Photo: [email protected] (Shared under Creative Commons 3.0 Unported)
China’s growing international investment has brought with it a lot of scrutiny, in particular focusing on the investments made in Africa.But there’s another, somewhat surprising beneficiary, one that has long been a huge recipient of US aid — Pakistan.
Hasnain Kazim has an excellent article in Der Spiegel today detailing the incredible Chinese investment in Karakoram Highway. The plan is turn what is currently an 800-mile long gravel path, running from Kashgar in western China’s Uighur Autonomous Region to near the Pakistani capital Islamabad, into a modern highway.
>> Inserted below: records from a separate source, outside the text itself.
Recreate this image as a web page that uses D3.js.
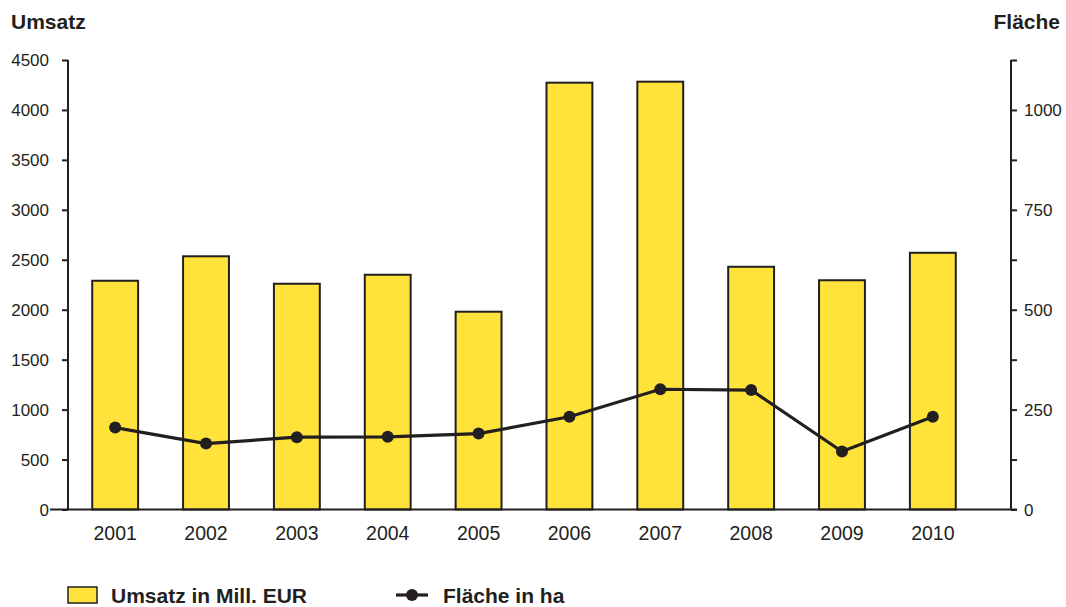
<!DOCTYPE html>
<html>
<head>
<meta charset="utf-8">
<script src="https://cdn.jsdelivr.net/npm/d3@7"></script>
<style>
  html, body { margin: 0; padding: 0; background: #fff; }
  svg { display: block; font-family: "Liberation Sans", Arial, sans-serif; }
</style>
</head>
<body>
<svg id="chart" width="1066" height="607"></svg>
<script>
// Jahre, Umsatz (Mill. EUR) und Fläche (ha)
const years = ["2001", "2002", "2003", "2004", "2005", "2006", "2007", "2008", "2009", "2010"];
const umsatz = [2290, 2535, 2260, 2350, 1980, 4273, 4283, 2430, 2295, 2570];
const flaeche = [205, 165, 181, 182, 190, 232, 301, 299, 145, 232];
const leftTicks = [0, 500, 1000, 1500, 2000, 2500, 3000, 3500, 4000, 4500];
const rightTicks = [0, 125, 250, 375, 500, 625, 750, 875, 1000, 1125];
const rightLabels = [0, 250, 500, 750, 1000];

const ink = "#231f20";
const yellow = "#ffe23a";

const svg = d3.select("#chart");

const x = d3.scaleBand().domain(years).range([69.5, 978.5]).paddingInner(0.495).paddingOuter(0.25);
const yL = d3.scaleLinear().domain([0, 4500]).range([509.5, 60]);
const yR = d3.scaleLinear().domain([0, 1125]).range([509.5, 60]);

const axisLeftX = 68, axisRightX = 1011;

// Bars
svg.append("g").selectAll("rect")
  .data(years)
  .join("rect")
  .attr("x", d => x(d))
  .attr("width", x.bandwidth())
  .attr("y", (d, i) => yL(umsatz[i]))
  .attr("height", (d, i) => yL(0) - yL(umsatz[i]))
  .attr("fill", yellow)
  .attr("stroke", ink)
  .attr("stroke-width", 2);

// Left axis
const gL = svg.append("g").attr("transform", `translate(${axisLeftX},0)`)
  .call(d3.axisLeft(yL).tickValues(leftTicks).tickSize(6).tickPadding(13).tickFormat(d3.format("d")));
gL.select(".domain").attr("stroke", ink).attr("stroke-width", 2).attr("d", `M0,${yL(4500)}V${yL(0)}`);
gL.selectAll(".tick line").attr("stroke", ink).attr("stroke-width", 2);
gL.selectAll(".tick text").attr("fill", ink).style("font-size", "17px").attr("dy", "0.35em");

// Right axis
const gR = svg.append("g").attr("transform", `translate(${axisRightX},0)`)
  .call(d3.axisRight(yR).tickValues(rightTicks).tickSize(6).tickPadding(7)
    .tickFormat(d => rightLabels.includes(d) ? d3.format("d")(d) : ""));
gR.select(".domain").attr("stroke", ink).attr("stroke-width", 2).attr("d", `M0,${yR(1125)}V${yR(0)}`);
gR.selectAll(".tick line").attr("stroke", ink).attr("stroke-width", 2);
gR.selectAll(".tick text").attr("fill", ink).style("font-size", "17px").attr("dy", "0.35em");

// Baseline
svg.append("line")
  .attr("x1", 50).attr("x2", axisRightX + 6)
  .attr("y1", yL(0)).attr("y2", yL(0))
  .attr("stroke", ink).attr("stroke-width", 2);

// Category labels
const gX = svg.append("g").attr("transform", `translate(0,${yL(0)})`)
  .call(d3.axisBottom(x).tickSize(0).tickPadding(17));
gX.select(".domain").remove();
gX.selectAll(".tick text").attr("fill", ink).style("font-size", "19.5px").attr("dy", "0.71em");

// Line: Fläche
const line = d3.line()
  .x((d, i) => x(years[i]) + x.bandwidth() / 2)
  .y(d => yR(d));
svg.append("path")
  .datum(flaeche)
  .attr("d", line)
  .attr("fill", "none")
  .attr("stroke", ink)
  .attr("stroke-width", 3.2);
svg.append("g").selectAll("circle")
  .data(flaeche)
  .join("circle")
  .attr("cx", (d, i) => x(years[i]) + x.bandwidth() / 2)
  .attr("cy", d => yR(d))
  .attr("r", 6)
  .attr("fill", ink);

// Axis titles
svg.append("text").attr("x", 11).attr("y", 29)
  .attr("fill", ink).style("font-size", "21px").style("font-weight", "bold")
  .text("Umsatz");
svg.append("text").attr("x", 1060).attr("y", 29).attr("text-anchor", "end")
  .attr("fill", ink).style("font-size", "21px").style("font-weight", "bold")
  .text("Fläche");

// Legend
const leg = svg.append("g");
leg.append("rect").attr("x", 68).attr("y", 587).attr("width", 29).attr("height", 16)
  .attr("fill", yellow).attr("stroke", ink).attr("stroke-width", 1.5);
leg.append("text").attr("x", 111).attr("y", 603)
  .attr("fill", ink).style("font-size", "21px").style("font-weight", "bold")
  .text("Umsatz in Mill. EUR");
leg.append("line").attr("x1", 396).attr("x2", 428).attr("y1", 595).attr("y2", 595)
  .attr("stroke", ink).attr("stroke-width", 3.2);
leg.append("circle").attr("cx", 412).attr("cy", 595).attr("r", 6).attr("fill", ink);
leg.append("text").attr("x", 443).attr("y", 603)
  .attr("fill", ink).style("font-size", "21px").style("font-weight", "bold")
  .text("Fläche in ha");
</script>
</body>
</html>
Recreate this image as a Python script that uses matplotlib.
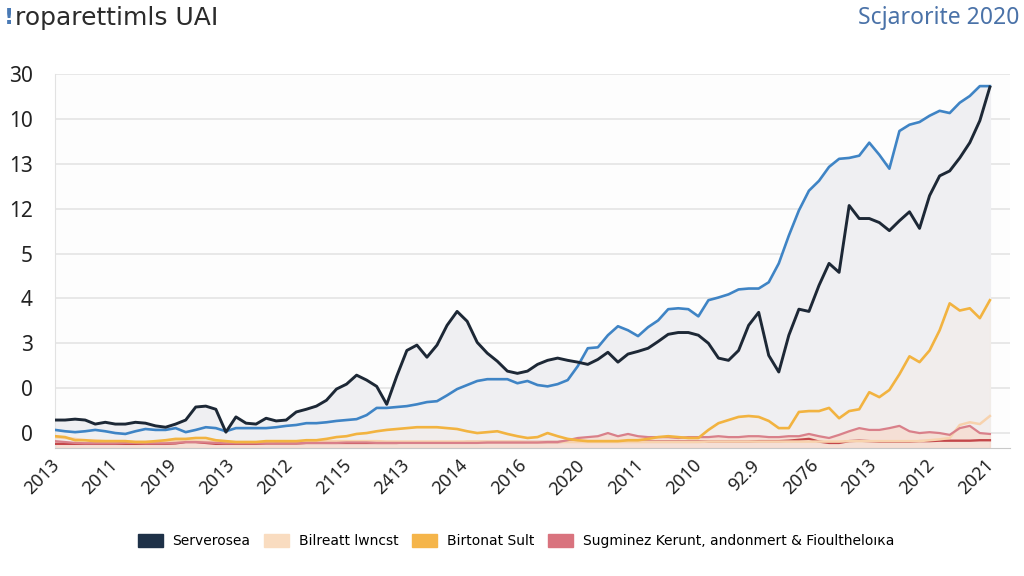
import numpy as np
import matplotlib.pyplot as plt
from matplotlib.patches import Patch


title_left = "roparettimls UAI"
title_right = "Scjarorite 2020"
x_labels = ["2013", "2011", "2019", "2013", "2012", "2115", "2413", "2014", "2016",
            "2020", "2011", "2010", "92.9", "2076", "2013", "2012", "2021"]
y_labels = ["0", "0", "3", "4", "5", "12", "13", "10", "30"]
legend_names = ["Serverosea", "Bilreatt lwncst", "Birtonat Sult",
                "Sugminez Kerunt, andonmert & Fioultheloıкa"]

serverosea = [2.9, 2.9, 3.1, 2.9, 2.0, 2.4, 2.0, 2.0, 2.4, 2.2,
              1.6, 1.3, 2.0, 2.9, 5.8, 6.0, 5.3, 0.2, 3.6, 2.2,
              2.0, 3.3, 2.7, 2.9, 4.7, 5.3, 6.0, 7.3, 9.8, 10.9,
              12.9, 11.8, 10.4, 6.4, 12.7, 18.4, 19.6, 16.9, 19.6, 24.0,
              27.1, 24.9, 20.2, 17.8, 16.0, 13.8, 13.3, 13.8, 15.3, 16.2,
              16.7, 16.2, 15.8, 15.3, 16.4, 18.0, 15.8, 17.6, 18.2, 18.9,
              20.4, 22.0, 22.4, 22.4, 21.8, 20.0, 16.7, 16.2, 18.4, 24.0,
              26.9, 17.3, 13.6, 21.8, 27.6, 27.1, 32.9, 37.8, 35.8, 50.7,
              47.8, 47.8, 46.9, 45.1, 47.3, 49.3, 45.6, 52.9, 57.3, 58.4,
              61.3, 64.7, 69.6, 77.1]
blue_trend = [0.7, 0.4, 0.2, 0.4, 0.7, 0.4, 0.0, -0.2, 0.4, 0.9,
              0.7, 0.7, 1.1, 0.2, 0.7, 1.3, 1.1, 0.4, 1.1, 1.1,
              1.1, 1.1, 1.3, 1.6, 1.8, 2.2, 2.2, 2.4, 2.7, 2.9,
              3.1, 4.0, 5.6, 5.6, 5.8, 6.0, 6.4, 6.9, 7.1, 8.4,
              9.8, 10.7, 11.6, 12.0, 12.0, 12.0, 11.1, 11.6, 10.7, 10.4,
              10.9, 11.8, 14.9, 18.9, 19.1, 21.8, 23.8, 22.9, 21.6, 23.6,
              25.1, 27.6, 27.8, 27.6, 26.0, 29.6, 30.2, 30.9, 32.0, 32.2,
              32.2, 33.6, 37.8, 44.0, 49.6, 54.0, 56.2, 59.3, 61.1, 61.3,
              61.8, 64.7, 62.0, 58.9, 67.3, 68.7, 69.3, 70.7, 71.8, 71.3,
              73.6, 75.1, 77.3, 77.3]
birtonat = [-0.7, -0.9, -1.6, -1.6, -1.8, -1.8, -1.8, -1.8, -2.0, -2.0,
            -1.8, -1.6, -1.3, -1.3, -1.1, -1.1, -1.6, -1.8, -2.0, -2.0,
            -2.0, -1.8, -1.8, -1.8, -1.8, -1.6, -1.6, -1.3, -0.9, -0.7,
            -0.2, 0.0, 0.4, 0.7, 0.9, 1.1, 1.3, 1.3, 1.3, 1.1,
            0.9, 0.4, 0.0, 0.2, 0.4, -0.2, -0.7, -1.1, -0.9, 0.0,
            -0.7, -1.3, -1.6, -1.8, -1.8, -1.8, -1.8, -1.6, -1.6, -1.3,
            -0.9, -0.7, -0.9, -1.1, -1.1, 0.7, 2.2, 2.9, 3.6, 3.8,
            3.6, 2.7, 1.1, 1.1, 4.7, 4.9, 4.9, 5.6, 3.3, 4.9,
            5.3, 9.1, 8.0, 9.6, 13.1, 17.1, 15.8, 18.4, 22.9, 28.9,
            27.3, 27.8, 25.6, 29.6]
bilreatt = [-0.9, -1.1, -1.3, -1.6, -1.6, -1.8, -1.8, -1.8, -1.9, -1.9,
            -1.9, -1.8, -1.8, -1.8, -1.8, -1.9, -1.9, -2.0, -2.0, -2.0,
            -2.0, -2.0, -1.9, -1.9, -1.9, -1.9, -1.8, -1.8, -1.8, -1.8,
            -1.8, -1.8, -1.8, -1.9, -1.9, -1.9, -1.9, -1.9, -1.9, -1.9,
            -1.9, -1.9, -1.9, -1.9, -1.9, -1.9, -1.9, -2.0, -2.0, -2.0,
            -2.0, -2.0, -2.0, -2.0, -2.0, -2.0, -2.0, -2.0, -2.0, -2.0,
            -2.0, -2.0, -2.0, -2.0, -2.0, -1.9, -1.9, -1.9, -1.9, -1.9,
            -1.9, -1.9, -1.9, -1.9, -1.9, -1.9, -1.9, -1.9, -1.9, -1.8,
            -1.8, -1.8, -1.8, -1.8, -1.8, -1.8, -1.8, -1.6, -1.4, -1.1,
            1.8, 2.4, 2.0, 3.8]
sugminez = [-1.8, -2.0, -2.2, -2.3, -2.3, -2.3, -2.3, -2.2, -2.2, -2.3,
            -2.3, -2.3, -2.2, -2.0, -2.0, -2.1, -2.2, -2.3, -2.3, -2.3,
            -2.3, -2.3, -2.3, -2.3, -2.3, -2.2, -2.2, -2.2, -2.2, -2.1,
            -2.1, -2.1, -2.2, -2.2, -2.2, -2.2, -2.2, -2.2, -2.2, -2.2,
            -2.2, -2.2, -2.2, -2.1, -2.1, -2.1, -2.1, -2.1, -2.1, -2.0,
            -2.0, -1.6, -1.1, -0.9, -0.7, 0.0, -0.7, -0.2, -0.7, -0.9,
            -0.9, -0.9, -1.1, -0.9, -0.9, -0.9, -0.7, -0.9, -0.9, -0.7,
            -0.7, -0.9, -0.9, -0.7, -0.7, -0.2, -0.7, -1.1, -0.4, 0.4,
            1.1, 0.7, 0.7, 1.1, 1.6, 0.4, 0.0, 0.2, 0.0, -0.4,
            1.1, 1.6, 0.0, -0.2]
base_red = [-2.4, -2.4, -2.4, -2.4, -2.4, -2.4, -2.4, -2.4, -2.4, -2.4,
            -2.4, -2.4, -2.3, -2.0, -2.0, -2.2, -2.4, -2.4, -2.4, -2.4,
            -2.4, -2.3, -2.3, -2.3, -2.3, -2.2, -2.2, -2.2, -2.2, -2.2,
            -2.2, -2.2, -2.2, -2.2, -2.2, -2.1, -2.1, -2.1, -2.1, -2.1,
            -2.1, -2.0, -2.0, -2.0, -2.0, -2.0, -2.0, -2.0, -2.0, -2.0,
            -2.0, -1.9, -1.9, -1.9, -1.9, -1.9, -1.9, -1.9, -1.9, -1.9,
            -1.9, -1.9, -1.9, -1.9, -1.9, -1.9, -1.9, -1.9, -1.9, -1.9,
            -1.8, -1.8, -1.8, -1.7, -1.5, -1.3, -1.9, -2.2, -2.2, -1.8,
            -1.7, -1.8, -1.9, -1.9, -1.9, -1.9, -1.8, -1.8, -1.7, -1.7,
            -1.7, -1.7, -1.6, -1.6]

x = np.arange(len(serverosea))
upper = np.maximum(serverosea, blue_trend)
y_bottom = -3.33

fig = plt.figure(figsize=(10.24, 5.76), dpi=100)
ax = fig.add_axes([55 / 1024, 1 - 448 / 576, 955 / 1024, 374 / 576])

# grey band under the two main lines, faint warm bands under the small series
ax.fill_between(x, upper, y_bottom, color="#efeff2", zorder=1)
ax.fill_between(x, birtonat, y_bottom, color="#fde8cc", alpha=0.15, zorder=2)
ax.fill_between(x, sugminez, y_bottom, color="#f8d6c6", alpha=0.6, zorder=2)

ax.plot(x, base_red, color="#c4474a", lw=1.7, zorder=3)
ax.plot(x, bilreatt, color="#f7d2ad", lw=1.8, zorder=3)
ax.plot(x, sugminez, color="#d9808a", lw=1.6, zorder=4)
ax.plot(x, birtonat, color="#f2b340", lw=1.9, zorder=5)
ax.plot(x, blue_trend, color="#3f84c5", lw=1.9, zorder=6)
ax.plot(x, serverosea, color="#1d2836", lw=2.1, zorder=7)

ax.set_xlim(0, 95.0)
ax.set_ylim(y_bottom, 80)
ax.set_yticks(np.arange(0, 81, 10))
ax.set_yticklabels(y_labels, fontsize=15, color="#222222", family=["Noto Sans", "DejaVu Sans"])
ax.set_xticks(np.linspace(0.8, 93.7, len(x_labels)))
ax.set_xticklabels(x_labels, rotation=45, ha="right", fontsize=13, color="#222222",
                   family=["Noto Sans", "DejaVu Sans"])
ax.tick_params(axis="y", length=0, pad=16)
ax.tick_params(axis="x", length=0, pad=6)
ax.grid(axis="y", color="#e4e4e4", lw=1.2)
ax.set_axisbelow(True)
for side in ["right", "top"]:
    ax.spines[side].set_visible(False)
ax.spines["left"].set_color("#e2e2e2")
ax.spines["bottom"].set_color("#c8c8c8")
ax.set_facecolor("#fdfdfd")

fig.text(4 / 1024, 1 - 18 / 576, "!", color="#4a7ab5", fontsize=16, fontweight="bold", va="center")
fig.text(15 / 1024, 1 - 18 / 576, title_left, color="#2b2b2b", fontsize=18, va="center")
fig.text(1019 / 1024, 1 - 18 / 576, title_right, color="#4a72a8", fontsize=16.5, va="center",
         ha="right", family=["Noto Sans", "DejaVu Sans"])

handles = [Patch(color=c) for c in ["#1e3148", "#f9dcc0", "#f5b54a", "#d9737e"]]
fig.legend(handles, legend_names, loc="center", bbox_to_anchor=(516 / 1024, 1 - 541 / 576),
           ncol=4, frameon=False, handlelength=1.8, handleheight=1.15,
           handletextpad=0.7, columnspacing=1.0,
           prop={"family": "DejaVu Sans", "size": 10})

fig.savefig("out.png", dpi=100)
It’s a difficult job, building a highway over one of the highest mountain ranges in the world (the original highway is sometimes referred to as the “eighth wonder of the world’), and local villagers have already died in a huge landslide. Chinese workers are protected by armed guards at all times — no photos of the workers are even allowed — and Chinese state banks are financing the venture, which costs $400 million.
Compared with the aid the US sends to Pakistan ($1 billion in 2013, a big drop from previous years), that may not seem so much, but investing in large infrastructure projects seems to be a Chinese tactic.
Kilometer by kilometer, a monument to Chinese foreign economic policy is being erected. Beijing doesn’t worry about the short-term rates of return for its building projects abroad, but on the long-term trade options that they open up instead. The country is also interested in gaining allies with its generous help. In many countries besides Pakistan, Chinese engineers are working on key infrastructure projects. And often the Chinese are also investing in exactly the places from which the West has long since retreated — such as many African countries rich in natural resources.
Long term trade options may well be the result of the Karakoram Highway’s makeover. Others, however, wonder if the highway will be used to transport tanks and other heavy military equipment to the Indian Ocean in the outbreak of conflict.